会員の声

遠隔教育大学とスクーリング

2018年7月16日 01時00分
会員の声

 まだ至らない点も多い者ですが、貴学会の所属する栄を賜る機会を頂き、誠に感謝申し上げます。最近、遠隔高等教育に関する研究は、授業デザイン、教授-学習活動、学習効果、メディア技術に関するものは多く見られますが、社会システムや教育制度の枠組みの中で遠隔高等教育の存在意義や位置づけ、伝統的な高等教育との関係性など、マクロ的な観点からの理論的考察は多くないと指摘されています。そのためか、前者を扱っている学会はその勢いを増しているものの、後者を扱っている学会はあまり目にすることができませんでした。ところで昨年9月、日本通信教育学会に出会いました。早速事務局のほうに『研究論集』の最新版をお願いし、拝読しました。最も興味深かったのは、鈴木克夫先生の「『スクーリング』とは何か」でした。同論文は、主に日本の文脈上で書かれたものでありますが、様々なことについて考えさせられました。

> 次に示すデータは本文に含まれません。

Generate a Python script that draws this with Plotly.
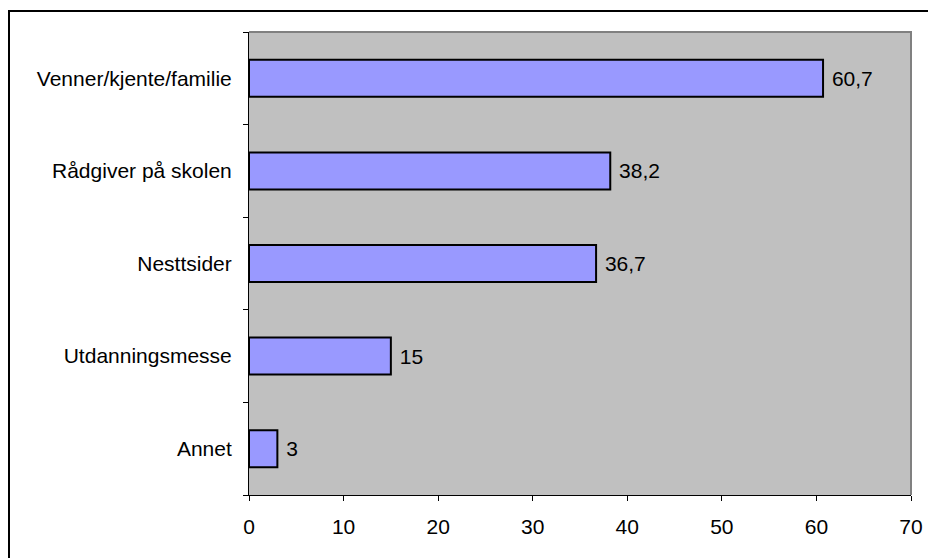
import plotly.graph_objects as go

categories = ["Venner/kjente/familie", "Rådgiver på skolen", "Nesttsider", "Utdanningsmesse", "Annet"]
values = [60.7, 38.2, 36.7, 15, 3]
x_ticks = [0, 10, 20, 30, 40, 50, 60, 70]

labels = [(("%g" % v).replace(".", ",")) for v in values]

# page body has an 8px margin, so figure coordinates = screen - 8
W, H = 928, 550
L, R, T, B = 241, 903, 24, 487

FONT = "Liberation Sans, Arial"

fig = go.Figure()
fig.add_trace(go.Bar(
    y=categories[::-1],
    x=values[::-1],
    orientation="h",
    text=labels[::-1],
    texttemplate=" %{text}",
    textposition="outside",
    textfont=dict(family=FONT, size=21, color="black"),
    cliponaxis=False,
    marker=dict(color="#9999FF", line=dict(color="black", width=2)),
    width=0.4,
    hoverinfo="skip",
))

pw = R - L
ph = B - T
def px(x):
    return (x - L) / pw
def py(y):
    return (B - y) / ph

fig.update_layout(
    width=W, height=H,
    margin=dict(l=L, r=W - R, t=T, b=H - B, pad=0),
    paper_bgcolor="white",
    plot_bgcolor="#C0C0C0",
    showlegend=False,
    font=dict(family=FONT, size=21, color="black"),
    xaxis=dict(
        range=[0, 70], tickvals=x_ticks, ticktext=[str(t) for t in x_ticks],
        showgrid=False, zeroline=False,
        ticks="outside", ticklen=5, tickcolor="black", tickwidth=1,
        showline=True, linecolor="black", linewidth=1,
        ticklabelstandoff=8, fixedrange=True,
    ),
    yaxis=dict(
        type="category", showgrid=False, zeroline=False,
        ticks="outside", ticklen=5, tickcolor="black", tickwidth=1,
        tickson="boundaries",
        showline=True, linecolor="black", linewidth=1,
        ticklabelstandoff=12, fixedrange=True,
    ),
    shapes=[
        # plot-area border (gray) on top and right
        dict(type="path", xref="paper", yref="paper",
             path="M 0 1 L 1 1 L 1 0", line=dict(color="#808080", width=2)),
        # outer chart border (left and top)
        dict(type="path", xref="paper", yref="paper",
             path=f"M {px(1)} {py(H + 20)} L {px(1)} {py(3)} L {px(W + 20)} {py(3)}",
             line=dict(color="black", width=2)),
    ],
)

fig.write_html("out.html")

 その中でも未だ疑問に思うのは、そもそもなぜ遠隔教育大学においてスクーリングが必要だったのかということでした。遠隔教育の理念とは、人々により多くの教育機会を提供することです。ところで、スクーリングにはどうしても物理的または時間的な制約が伴います。とすれば、その教育的な目的はさておき、両制約によって依然としてそこに参加できない学生たちが出てしまいます。では、インターネット上か仮想現実の中でスクーリングを行うことですべての問題が解決できるのでしょうか。私はそうとも限らないと思います。

 スクーリングが、学生たちを「『学校』に通っている」と感じさせる認識論的信念と関係があると考えているからです。そこで今後の研究では、この仮説を検証したうえで、遠隔教育大学におけるスクーリングの位置づけについて色々お話ができればなと考えております。